Pour autant, il est instructif de regarder les événements d’il y a 30 ans et d’accorder au moins un peu de crédit aux vrais croyants qui se tenaient au Mont Shasta et à Ayers Rock, espérant utiliser le peu de pouvoir interne qu’ils avaient pour guider l’humanité dans une direction positive. Nous savons bien sûr, dans le soleil dégrisant d’un monde déconstruit post-années 80, que nous, en tant qu’individus, n’avons aucun pouvoir, et que notre monde est contrôlé par des forces, tant naturelles qu’humaines, qui sont bien au-delà de notre contrôle individuel.
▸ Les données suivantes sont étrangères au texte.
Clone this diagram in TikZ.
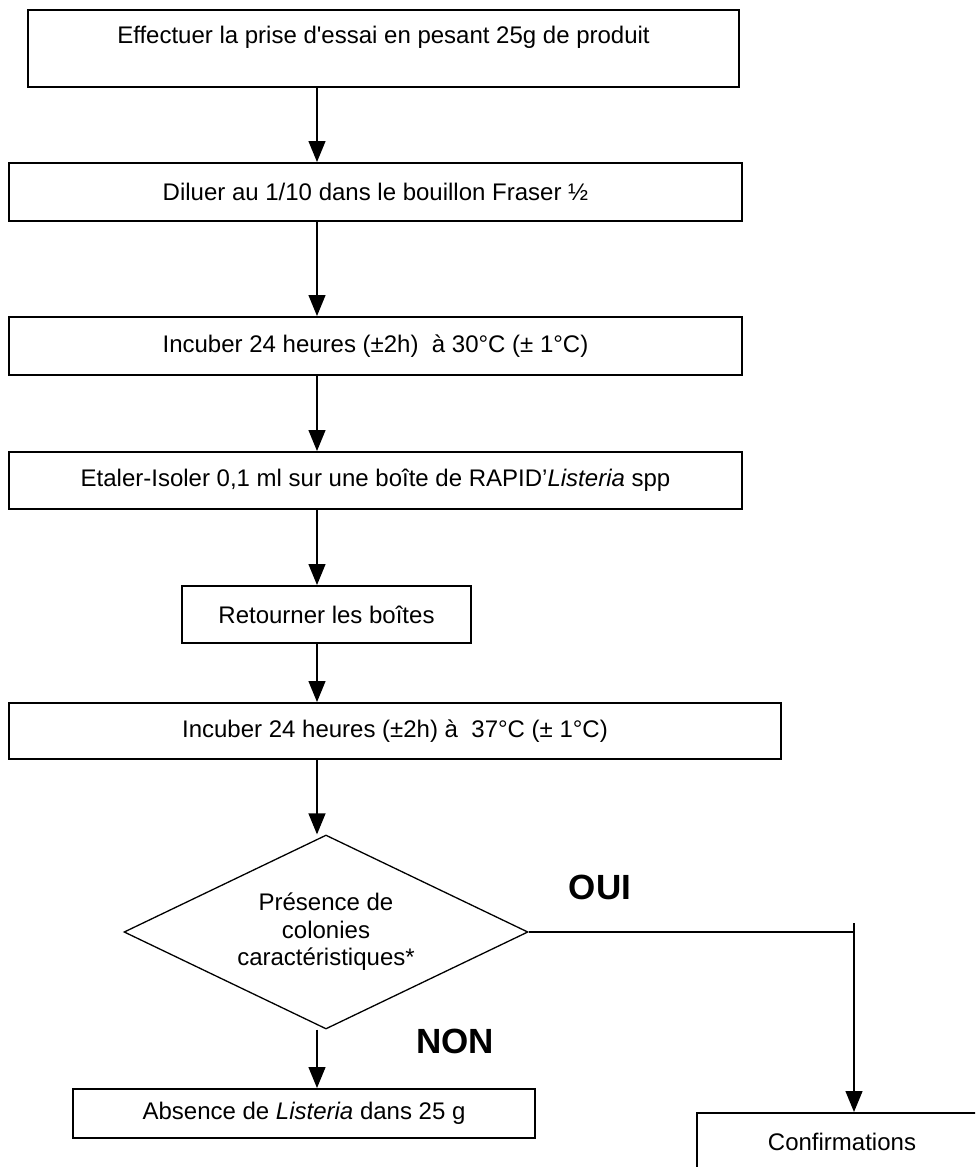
\documentclass[tikz,border=0pt]{standalone}
\usepackage{fontspec}
\setmainfont{Liberation Sans}[Ligatures=TeXOff]
\usepackage{tikz}
\usetikzlibrary{arrows.meta, positioning, shapes.geometric, calc}

\begin{document}
\begin{tikzpicture}[x=1pt, y=-1pt,
    every node/.style={font=\fontsize{24}{27.5}\selectfont},
    etape/.style={draw, line width=2pt, inner sep=0pt},
    fleche/.style={-{Triangle[length=21pt,width=17pt]}, line width=1.3pt},
    reponse/.style={font=\fontsize{35}{35}\selectfont\bfseries}]
    \clip (0,0) rectangle (975,1167);
    \coordinate (axe) at (317,0);

    \node[etape, minimum width=711pt, text height=33pt, text depth=44pt] (prise) at (383.5,48.5) {Effectuer la prise d'essai en pesant 25g de produit};
    \node[etape, minimum width=733pt, minimum height=58pt] (diluer) at (375.5,192) {Diluer au 1/10 dans le bouillon Fraser ½};
    \node[etape, minimum width=733pt, minimum height=58pt] (incub30) at (375.5,346) {Incuber 24 heures (±2h)\ \ à 30°C (± 1°C)};
    \node[etape, minimum width=733pt, minimum height=57pt] (etaler) at (375.5,480.5) {Etaler-Isoler 0,1 ml sur une boîte de RAPID’\textit{Listeria} spp};
    \node[etape, minimum width=289pt, minimum height=57pt] (retour) at (326.5,614.5) {Retourner les boîtes};
    \node[etape, minimum width=772pt, minimum height=56pt] (incub37) at (395,731) {Incuber 24 heures (±2h) à\ \ 37°C (± 1°C)};
    \node[diamond, draw, line width=1.3pt, minimum width=404pt, minimum height=194pt, aspect=2.08, align=center, inner sep=0pt] (colonies) at (326,932) {Présence de\\colonies\\caractéristiques*};
    \node[etape, minimum width=462pt, minimum height=49pt] (absence) at (304,1113.5) {Absence de \textit{Listeria} dans 25 g};
    \node[etape, minimum width=290pt, text height=37pt, text depth=35pt] (confirm) at (842,1149) {Confirmations};

    \draw[fleche] (prise.south -| axe) -- (diluer.north -| axe);
    \draw[fleche] (diluer.south -| axe) -- (incub30.north -| axe);
    \draw[fleche] (incub30.south -| axe) -- (etaler.north -| axe);
    \draw[fleche] (etaler.south -| axe) -- (retour.north -| axe);
    \draw[fleche] (retour.south -| axe) -- (incub37.north -| axe);
    \draw[fleche] (incub37.south -| axe) -- (colonies.north -| axe);
    \draw[fleche] (colonies.south -| axe) -- (absence.north -| axe);

    % Reponses
    \coordinate (coude) at (854,932);
    \draw[line width=1.3pt] (colonies.east) -- (coude);
    \draw[fleche] ([yshift=9pt]coude) -- (coude |- confirm.north);
    \node[reponse] (oui) at (600,887) {OUI};
    \node[reponse] (non) at (455,1041) {NON};
\end{tikzpicture}
\end{document}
Et pourtant, il est instructif de voir comment la musique et la culture peuvent agir comme un sort nous guidant vers la croyance, nous poussant à aller contre la voix cynique à l’intérieur de notre tête qui nous dit qu’il n’y a pas de but à notre existence et aucun pouvoir dans notre espace de tête.

Il est certainement vrai, à un certain niveau, que croire est insensé et que l’échec est inévitable, mais comme l’a chanté Whitney Houston, d’une voix remplie d’un tonnage mégawatt qui s’est déversé de chaque orifice audio à la fin de l’été 1987, « the ride with you was worth the fall, my friend ; loving you makes life worth living ». Alors que nous grimaçons et attendons le matraquage froid de l’oubli, c’est toujours une force magique qui nous permet de regarder autour de nous notre multitude collectée et, au moins temporairement, de masquer nos prédictions fatales avec l’espoir brumeux de l’amour éternel et du sens cosmique. Comme le chante la chanson, une fois que vous savez ce qu’est l’amour, vous ne le laissez jamais finir.